## Start Supplied information

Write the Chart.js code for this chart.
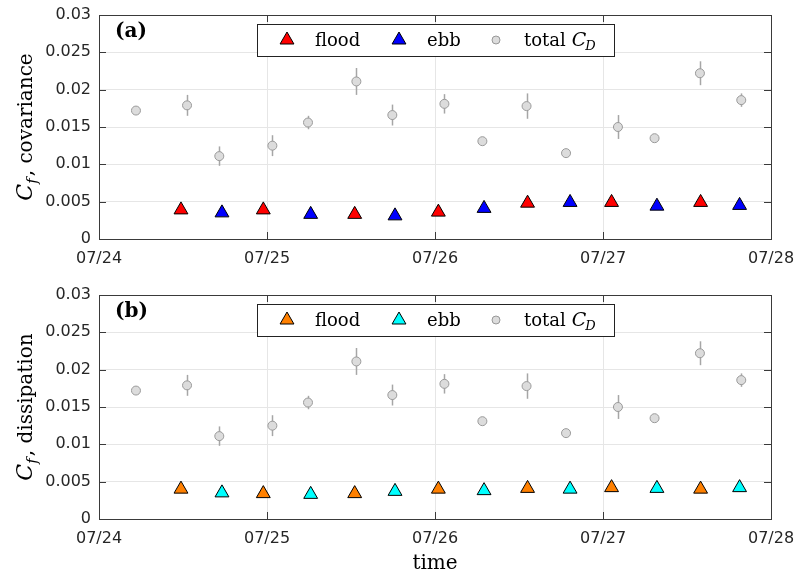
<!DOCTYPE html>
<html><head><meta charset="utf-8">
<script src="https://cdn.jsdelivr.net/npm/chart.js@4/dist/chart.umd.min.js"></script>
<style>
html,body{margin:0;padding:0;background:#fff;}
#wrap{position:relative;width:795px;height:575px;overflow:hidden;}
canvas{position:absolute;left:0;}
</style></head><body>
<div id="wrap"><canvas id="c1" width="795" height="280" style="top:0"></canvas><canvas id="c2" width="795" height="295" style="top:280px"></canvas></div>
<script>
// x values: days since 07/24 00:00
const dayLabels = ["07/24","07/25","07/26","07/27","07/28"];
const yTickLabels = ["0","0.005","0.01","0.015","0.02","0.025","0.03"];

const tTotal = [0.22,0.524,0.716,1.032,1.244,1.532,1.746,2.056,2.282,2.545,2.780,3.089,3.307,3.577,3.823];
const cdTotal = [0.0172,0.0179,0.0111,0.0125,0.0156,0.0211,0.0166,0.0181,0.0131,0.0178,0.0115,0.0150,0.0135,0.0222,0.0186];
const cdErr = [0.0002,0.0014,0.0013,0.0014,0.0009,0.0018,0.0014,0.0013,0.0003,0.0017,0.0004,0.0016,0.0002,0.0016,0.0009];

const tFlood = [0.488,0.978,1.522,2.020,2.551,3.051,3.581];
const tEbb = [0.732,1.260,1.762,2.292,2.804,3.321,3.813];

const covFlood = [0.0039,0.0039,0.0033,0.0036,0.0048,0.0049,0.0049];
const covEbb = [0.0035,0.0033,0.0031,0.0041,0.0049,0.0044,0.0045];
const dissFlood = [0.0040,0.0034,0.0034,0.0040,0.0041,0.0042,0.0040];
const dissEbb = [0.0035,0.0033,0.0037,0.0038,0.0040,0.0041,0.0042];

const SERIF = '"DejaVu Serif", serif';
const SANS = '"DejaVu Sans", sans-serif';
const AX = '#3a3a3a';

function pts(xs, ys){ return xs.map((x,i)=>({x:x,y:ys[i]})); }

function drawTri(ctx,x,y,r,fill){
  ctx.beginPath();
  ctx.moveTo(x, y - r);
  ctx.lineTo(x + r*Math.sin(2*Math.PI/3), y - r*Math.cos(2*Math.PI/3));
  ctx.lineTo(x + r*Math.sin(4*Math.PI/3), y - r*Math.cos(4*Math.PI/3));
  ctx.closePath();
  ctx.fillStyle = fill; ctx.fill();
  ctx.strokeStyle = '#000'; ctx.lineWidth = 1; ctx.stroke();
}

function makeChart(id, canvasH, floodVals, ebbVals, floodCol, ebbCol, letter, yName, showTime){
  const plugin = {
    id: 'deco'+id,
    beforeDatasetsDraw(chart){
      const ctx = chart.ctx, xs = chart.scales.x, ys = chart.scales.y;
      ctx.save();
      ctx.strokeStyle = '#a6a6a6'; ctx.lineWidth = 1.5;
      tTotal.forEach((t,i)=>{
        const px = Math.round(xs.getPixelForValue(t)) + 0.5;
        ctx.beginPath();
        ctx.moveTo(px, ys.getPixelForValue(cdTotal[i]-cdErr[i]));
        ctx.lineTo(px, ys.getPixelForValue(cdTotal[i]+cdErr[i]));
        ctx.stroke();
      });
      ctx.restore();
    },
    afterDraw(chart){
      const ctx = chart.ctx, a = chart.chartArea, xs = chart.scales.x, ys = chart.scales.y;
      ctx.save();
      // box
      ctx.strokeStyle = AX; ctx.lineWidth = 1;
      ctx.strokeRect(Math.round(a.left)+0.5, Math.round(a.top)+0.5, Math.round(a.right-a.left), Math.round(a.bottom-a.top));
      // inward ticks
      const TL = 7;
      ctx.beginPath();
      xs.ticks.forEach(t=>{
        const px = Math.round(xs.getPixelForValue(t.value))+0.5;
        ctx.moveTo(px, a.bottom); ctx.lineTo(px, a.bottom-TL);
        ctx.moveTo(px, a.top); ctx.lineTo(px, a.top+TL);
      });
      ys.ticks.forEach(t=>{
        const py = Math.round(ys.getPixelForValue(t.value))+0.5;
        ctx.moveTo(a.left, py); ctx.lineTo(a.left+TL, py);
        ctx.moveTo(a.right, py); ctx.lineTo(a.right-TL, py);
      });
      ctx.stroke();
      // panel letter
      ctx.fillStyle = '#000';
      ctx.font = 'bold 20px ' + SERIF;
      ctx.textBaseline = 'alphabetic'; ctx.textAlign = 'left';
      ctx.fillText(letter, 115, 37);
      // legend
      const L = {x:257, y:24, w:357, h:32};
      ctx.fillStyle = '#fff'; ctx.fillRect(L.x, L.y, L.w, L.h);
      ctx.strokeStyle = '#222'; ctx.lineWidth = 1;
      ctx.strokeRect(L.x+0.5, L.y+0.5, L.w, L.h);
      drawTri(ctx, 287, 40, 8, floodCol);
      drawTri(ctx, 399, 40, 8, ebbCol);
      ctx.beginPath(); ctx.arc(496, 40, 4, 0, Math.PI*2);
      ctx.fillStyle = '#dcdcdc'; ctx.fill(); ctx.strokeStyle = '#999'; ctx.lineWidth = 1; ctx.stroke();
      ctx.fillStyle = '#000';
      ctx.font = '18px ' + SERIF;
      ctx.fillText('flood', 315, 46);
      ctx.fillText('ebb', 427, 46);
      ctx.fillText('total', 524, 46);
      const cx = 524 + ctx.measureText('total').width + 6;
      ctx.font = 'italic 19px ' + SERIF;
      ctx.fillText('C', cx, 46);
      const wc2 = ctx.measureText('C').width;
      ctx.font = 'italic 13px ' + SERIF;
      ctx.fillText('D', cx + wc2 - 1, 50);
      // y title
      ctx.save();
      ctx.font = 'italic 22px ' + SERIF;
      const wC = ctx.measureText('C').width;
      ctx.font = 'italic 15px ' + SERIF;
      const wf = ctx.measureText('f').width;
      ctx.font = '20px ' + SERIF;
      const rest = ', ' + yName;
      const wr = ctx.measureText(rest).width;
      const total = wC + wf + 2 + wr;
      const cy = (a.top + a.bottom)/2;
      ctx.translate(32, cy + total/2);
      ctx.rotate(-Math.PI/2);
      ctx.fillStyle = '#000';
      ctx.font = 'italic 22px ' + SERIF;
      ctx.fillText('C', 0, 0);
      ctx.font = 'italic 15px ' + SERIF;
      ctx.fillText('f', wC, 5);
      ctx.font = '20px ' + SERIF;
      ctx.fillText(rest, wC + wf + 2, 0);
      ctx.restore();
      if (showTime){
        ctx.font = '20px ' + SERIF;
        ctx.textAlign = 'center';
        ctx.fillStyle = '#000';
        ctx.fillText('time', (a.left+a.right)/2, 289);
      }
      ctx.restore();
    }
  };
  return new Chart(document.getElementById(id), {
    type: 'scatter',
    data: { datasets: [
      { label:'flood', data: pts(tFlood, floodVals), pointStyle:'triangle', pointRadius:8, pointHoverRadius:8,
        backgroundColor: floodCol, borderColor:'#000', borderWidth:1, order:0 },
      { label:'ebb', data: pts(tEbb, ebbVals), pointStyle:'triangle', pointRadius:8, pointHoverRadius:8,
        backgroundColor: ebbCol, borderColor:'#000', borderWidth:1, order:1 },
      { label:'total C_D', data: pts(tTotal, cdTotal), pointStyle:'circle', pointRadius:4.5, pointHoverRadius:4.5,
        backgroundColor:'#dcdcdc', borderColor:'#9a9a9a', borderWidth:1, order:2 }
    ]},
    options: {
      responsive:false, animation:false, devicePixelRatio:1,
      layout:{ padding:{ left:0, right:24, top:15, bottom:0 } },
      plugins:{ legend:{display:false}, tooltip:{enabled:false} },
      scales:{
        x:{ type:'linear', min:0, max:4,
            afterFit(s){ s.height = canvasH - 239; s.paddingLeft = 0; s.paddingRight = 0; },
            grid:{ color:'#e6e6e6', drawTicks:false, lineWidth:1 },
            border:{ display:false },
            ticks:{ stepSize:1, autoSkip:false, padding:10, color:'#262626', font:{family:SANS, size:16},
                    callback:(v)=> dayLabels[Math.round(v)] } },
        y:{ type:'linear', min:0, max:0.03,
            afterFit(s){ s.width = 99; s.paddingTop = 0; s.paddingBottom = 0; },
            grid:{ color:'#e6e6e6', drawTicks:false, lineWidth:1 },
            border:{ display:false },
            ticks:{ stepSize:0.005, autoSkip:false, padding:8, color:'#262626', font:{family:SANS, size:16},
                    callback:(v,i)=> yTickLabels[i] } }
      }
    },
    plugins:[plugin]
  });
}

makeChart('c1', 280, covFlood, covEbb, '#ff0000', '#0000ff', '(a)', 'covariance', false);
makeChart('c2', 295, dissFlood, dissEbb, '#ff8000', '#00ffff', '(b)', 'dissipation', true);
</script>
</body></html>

## End Supplied information
## Start Supplied information

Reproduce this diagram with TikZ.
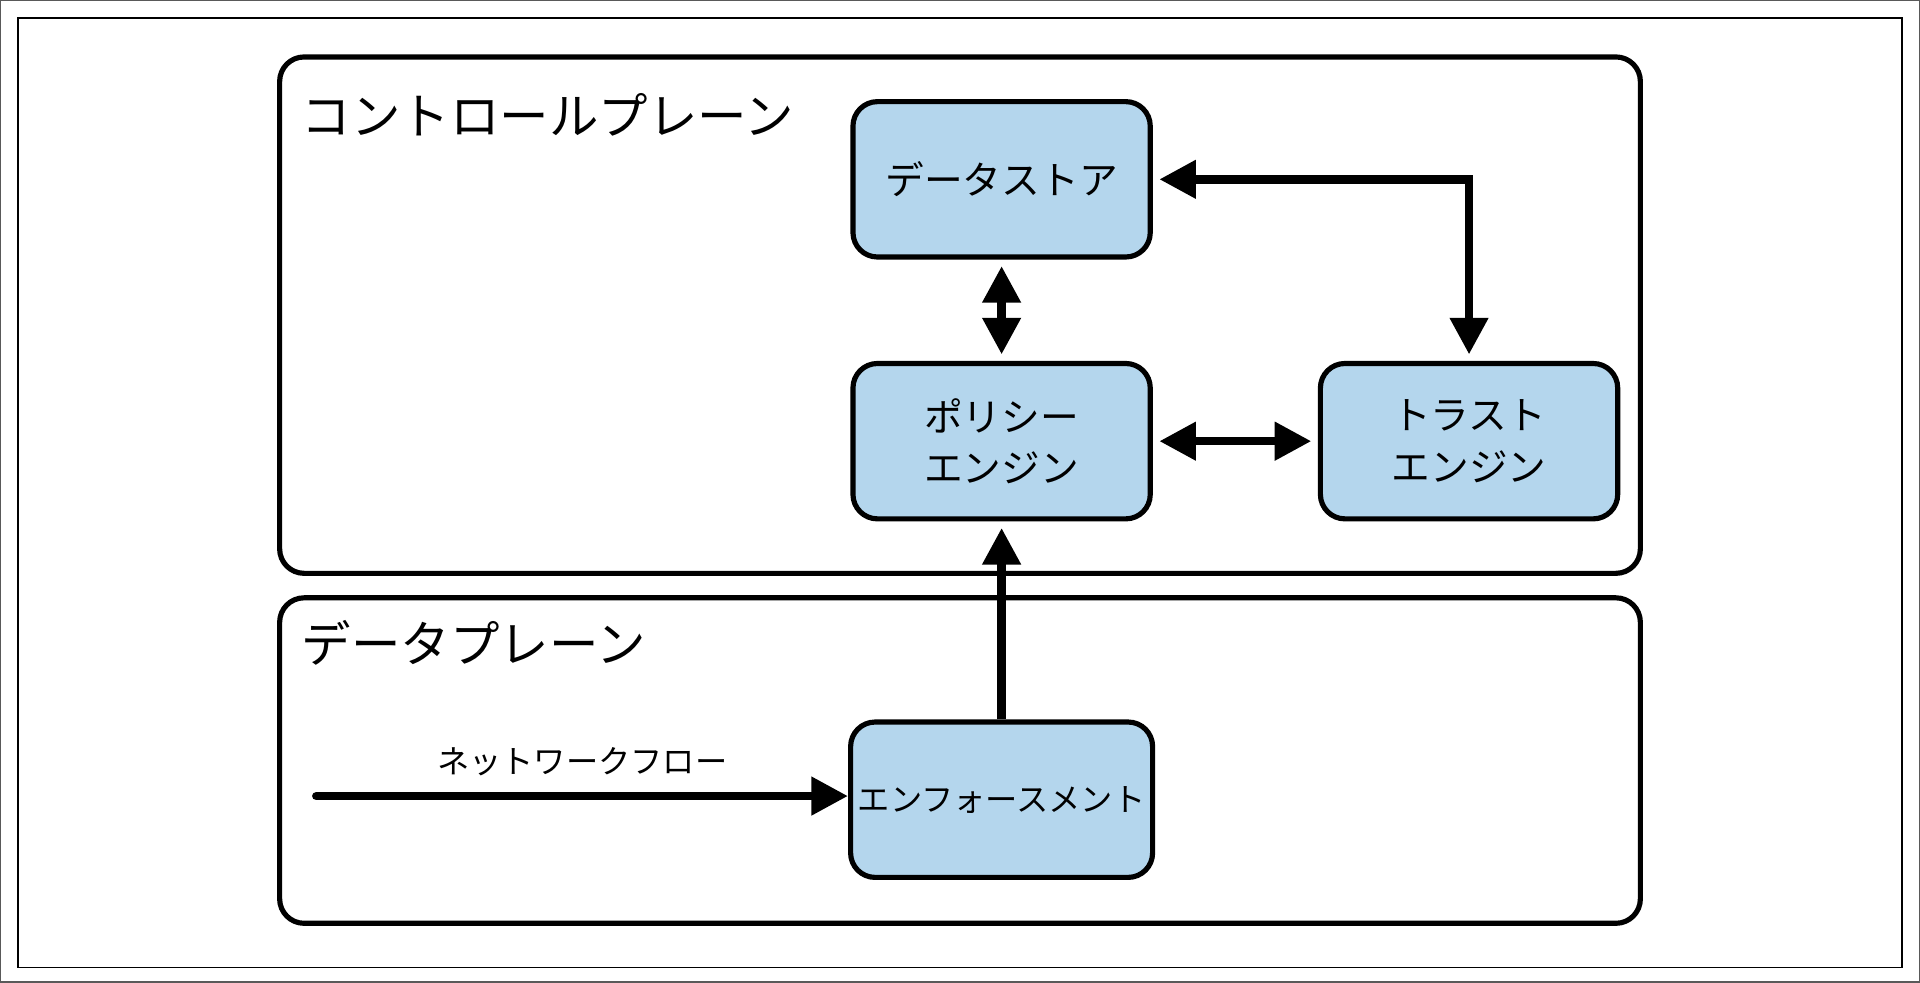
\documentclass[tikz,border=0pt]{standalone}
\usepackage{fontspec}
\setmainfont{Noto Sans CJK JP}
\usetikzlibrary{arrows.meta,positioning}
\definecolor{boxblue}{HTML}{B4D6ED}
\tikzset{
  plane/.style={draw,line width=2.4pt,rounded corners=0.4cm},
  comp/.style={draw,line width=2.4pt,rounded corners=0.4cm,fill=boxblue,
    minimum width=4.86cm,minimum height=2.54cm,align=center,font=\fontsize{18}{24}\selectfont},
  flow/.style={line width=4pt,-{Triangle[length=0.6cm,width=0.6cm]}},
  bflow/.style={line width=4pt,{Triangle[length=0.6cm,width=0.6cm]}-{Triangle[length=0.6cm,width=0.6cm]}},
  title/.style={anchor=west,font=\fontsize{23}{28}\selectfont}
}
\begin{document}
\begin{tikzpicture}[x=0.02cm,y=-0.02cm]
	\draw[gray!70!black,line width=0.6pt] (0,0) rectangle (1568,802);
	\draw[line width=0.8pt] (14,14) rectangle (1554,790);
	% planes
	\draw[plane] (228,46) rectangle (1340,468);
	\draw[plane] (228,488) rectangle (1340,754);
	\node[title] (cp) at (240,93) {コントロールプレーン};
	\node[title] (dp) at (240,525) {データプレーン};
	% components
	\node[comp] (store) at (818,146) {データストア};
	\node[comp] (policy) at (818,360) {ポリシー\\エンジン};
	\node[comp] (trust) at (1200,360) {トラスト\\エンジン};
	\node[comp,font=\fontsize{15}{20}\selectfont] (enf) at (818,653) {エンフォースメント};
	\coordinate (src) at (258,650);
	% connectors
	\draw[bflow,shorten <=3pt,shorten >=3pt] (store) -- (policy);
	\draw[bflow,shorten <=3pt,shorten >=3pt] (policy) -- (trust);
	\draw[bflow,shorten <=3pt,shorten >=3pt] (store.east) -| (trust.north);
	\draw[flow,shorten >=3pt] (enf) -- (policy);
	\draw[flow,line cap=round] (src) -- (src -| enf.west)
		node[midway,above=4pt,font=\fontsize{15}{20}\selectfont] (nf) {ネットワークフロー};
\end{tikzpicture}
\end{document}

## End Supplied information

> [Task details] Can you give again only the lines between the one containing "Write the Chart.js code for this chart." and the one containing "const AX = '#3a3a3a';", counting both, exactly as they appear and without any pictures?

> [Correct answer]
Write the Chart.js code for this chart.
<!DOCTYPE html>
<html><head><meta charset="utf-8">
<script src="https://cdn.jsdelivr.net/npm/chart.js@4/dist/chart.umd.min.js"></script>
<style>
html,body{margin:0;padding:0;background:#fff;}
#wrap{position:relative;width:795px;height:575px;overflow:hidden;}
canvas{position:absolute;left:0;}
</style></head><body>
<div id="wrap"><canvas id="c1" width="795" height="280" style="top:0"></canvas><canvas id="c2" width="795" height="295" style="top:280px"></canvas></div>
<script>
// x values: days since 07/24 00:00
const dayLabels = ["07/24","07/25","07/26","07/27","07/28"];
const yTickLabels = ["0","0.005","0.01","0.015","0.02","0.025","0.03"];

const tTotal = [0.22,0.524,0.716,1.032,1.244,1.532,1.746,2.056,2.282,2.545,2.780,3.089,3.307,3.577,3.823];
const cdTotal = [0.0172,0.0179,0.0111,0.0125,0.0156,0.0211,0.0166,0.0181,0.0131,0.0178,0.0115,0.0150,0.0135,0.0222,0.0186];
const cdErr = [0.0002,0.0014,0.0013,0.0014,0.0009,0.0018,0.0014,0.0013,0.0003,0.0017,0.0004,0.0016,0.0002,0.0016,0.0009];

const tFlood = [0.488,0.978,1.522,2.020,2.551,3.051,3.581];
const tEbb = [0.732,1.260,1.762,2.292,2.804,3.321,3.813];

const covFlood = [0.0039,0.0039,0.0033,0.0036,0.0048,0.0049,0.0049];
const covEbb = [0.0035,0.0033,0.0031,0.0041,0.0049,0.0044,0.0045];
const dissFlood = [0.0040,0.0034,0.0034,0.0040,0.0041,0.0042,0.0040];
const dissEbb = [0.0035,0.0033,0.0037,0.0038,0.0040,0.0041,0.0042];

const SERIF = '"DejaVu Serif", serif';
const SANS = '"DejaVu Sans", sans-serif';
const AX = '#3a3a3a';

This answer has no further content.